Différence entre hausse des prix et inflation
Malgré tout, les prix ont nettement moins augmenté en Suisse qu’à l’étranger. Cela s’explique notamment par la force du franc, qui atténue l’inflation importée. La composition de l’indice des prix joue aussi un rôle: en Suisse, on dépense moins pour les énergies fossiles qu’en Allemagne ou aux Etats-Unis. Et les entreprises utilisent l’énergie plus efficacement.
Cela dit, la flambée des prix se fait aussi sentir en Suisse, notamment au sein des entreprises. Par rapport à mars 2021, les prix à la production ont progressé de 6,1%, ceux sur les importations de 10,2%.
L'évolution des prix menace le pouvoir d'achat
Face à l’augmentation des charges, beaucoup d’entreprises sont obligées d’ajuster leurs prix. Ce mouvement va se poursuive dans les mois à venir. Même si une grande partie de la pression sur les prix pourra être absorbée à travers les marges, les défaillances logistiques, la hausse des prix de l’énergie due à la guerre et la pénurie de composants se feront sentir.
Toutefois, une hausse des prix, ce n’est pas encore de l’inflation. Il n’y a inflation que si les prix augmentent à large échelle et restent à un haut niveau. Une part importante des hausses actuelles est due à la pénurie d’énergie, de matières premières ou de produits semi-finis. Ces prix élevés montrent l’existence des pénuries et la nécessité d’utiliser les biens de manière parcimonieuse. Ce n’est pas comparable à une situation où tous les prix augmentent de manière générale en raison d’une politique monétaire trop expansive et où l’inflation pèse sur le pouvoir d’achat. En d’autres termes, nous faisons face, en Suisse, à un renchérissement importé et non à une évolution inflationniste. On ne peut donc pas parler actuellement d’une baisse générale du pouvoir d’achat en Suisse.
Il faut normaliser la politique monétaire
Certes, la situation est préoccupante dans de nombreux pays. Si la hausse des prix se poursuit et que, par ailleurs, l’économie stagne, on parlera de stagflation. Si en outre la production devait baisser, nous serions face à une récession accompagnée de taux d’inflation élevés. Pour enrayer de tels scénarios – et donc une perte de pouvoir d’achat –, il existe trois leviers principaux.

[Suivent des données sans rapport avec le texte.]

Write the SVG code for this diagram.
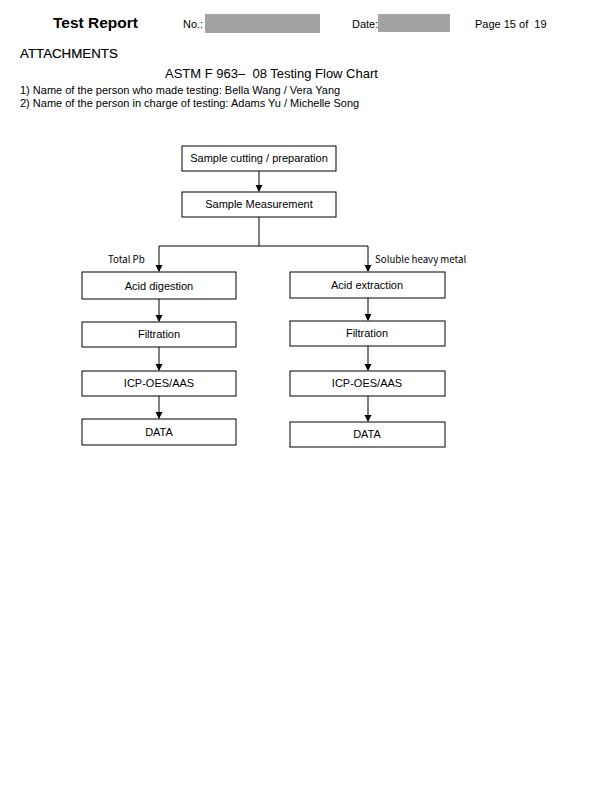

Premièrement, il faut normaliser rapidement la politique monétaire. La stabilité des prix est la tâche principale des banques centrales. Les établissements américain (Fed) et britannique ont déjà augmenté leur taux directeur. La Banque centrale européenne hésite encore, mais devrait suivre. Vu le niveau d’inflation, la mesure est attendue. Même si la pression est moins forte en Suisse, la BNS devrait, elle aussi, relever ses taux d’intérêt.
Garder son calme
Deuxièmement, la politique a aussi un rôle à jouer. Au vu du niveau record des dettes publiques – en particulier dans la zone euro –, la hausse des taux d’intérêt se heurte au risque de solvabilité des Etats. En Suisse aussi, l’indépendance de la BNS est remise en cause: les attentes à son endroit vont du financement de programmes climatiques à l’assainissement de l’AVS. La politique ferait bien de renoncer à de telles demandes. Pour éviter d’attiser l’inflation, freiner les dépenses publiques est plus avisé.

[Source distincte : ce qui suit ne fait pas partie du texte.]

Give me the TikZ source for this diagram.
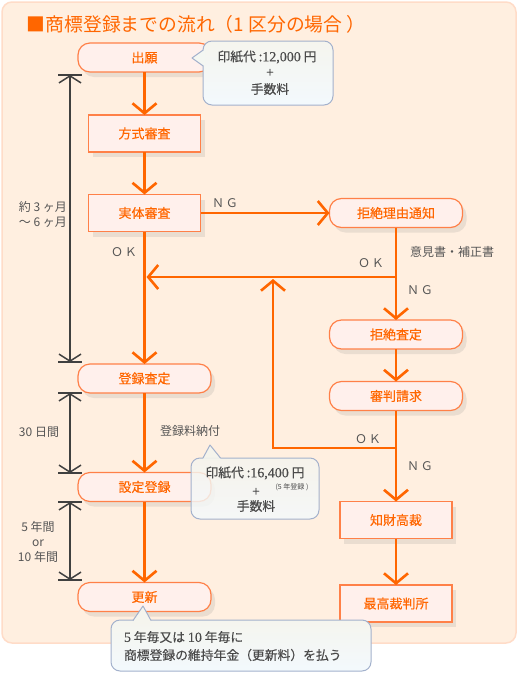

Troisièmement, il faut garder son calme. Les demandes des syndicats en vue d’obtenir une compensation généreuse du renchérissement sont contre-productives. Si les entreprises doivent relever les salaires à large échelle, elles devront tôt ou tard augmenter leurs prix, et c’est à ce moment que s’enclenchera la spirale prix-salaires tant redoutée. A une situation de renchérissement importé succéderait une inflation généralisée. En raison de la pénurie de main-d’œuvre qualifiée, les entreprises réagiraient individuellement pour compenser une possible perte de pouvoir d’achat. Mais ce n’est pas le moment de sonner l’alarme.
Il existe donc une marge de manœuvre pour éviter les scénarios négatifs. Mais il est clair qu’une réaction trop tardive à l’inflation serait économiquement très coûteuse et mauvaise pour le pouvoir d’achat.
Ce texte a paru le 2 mai 2022 dans «Le Temps».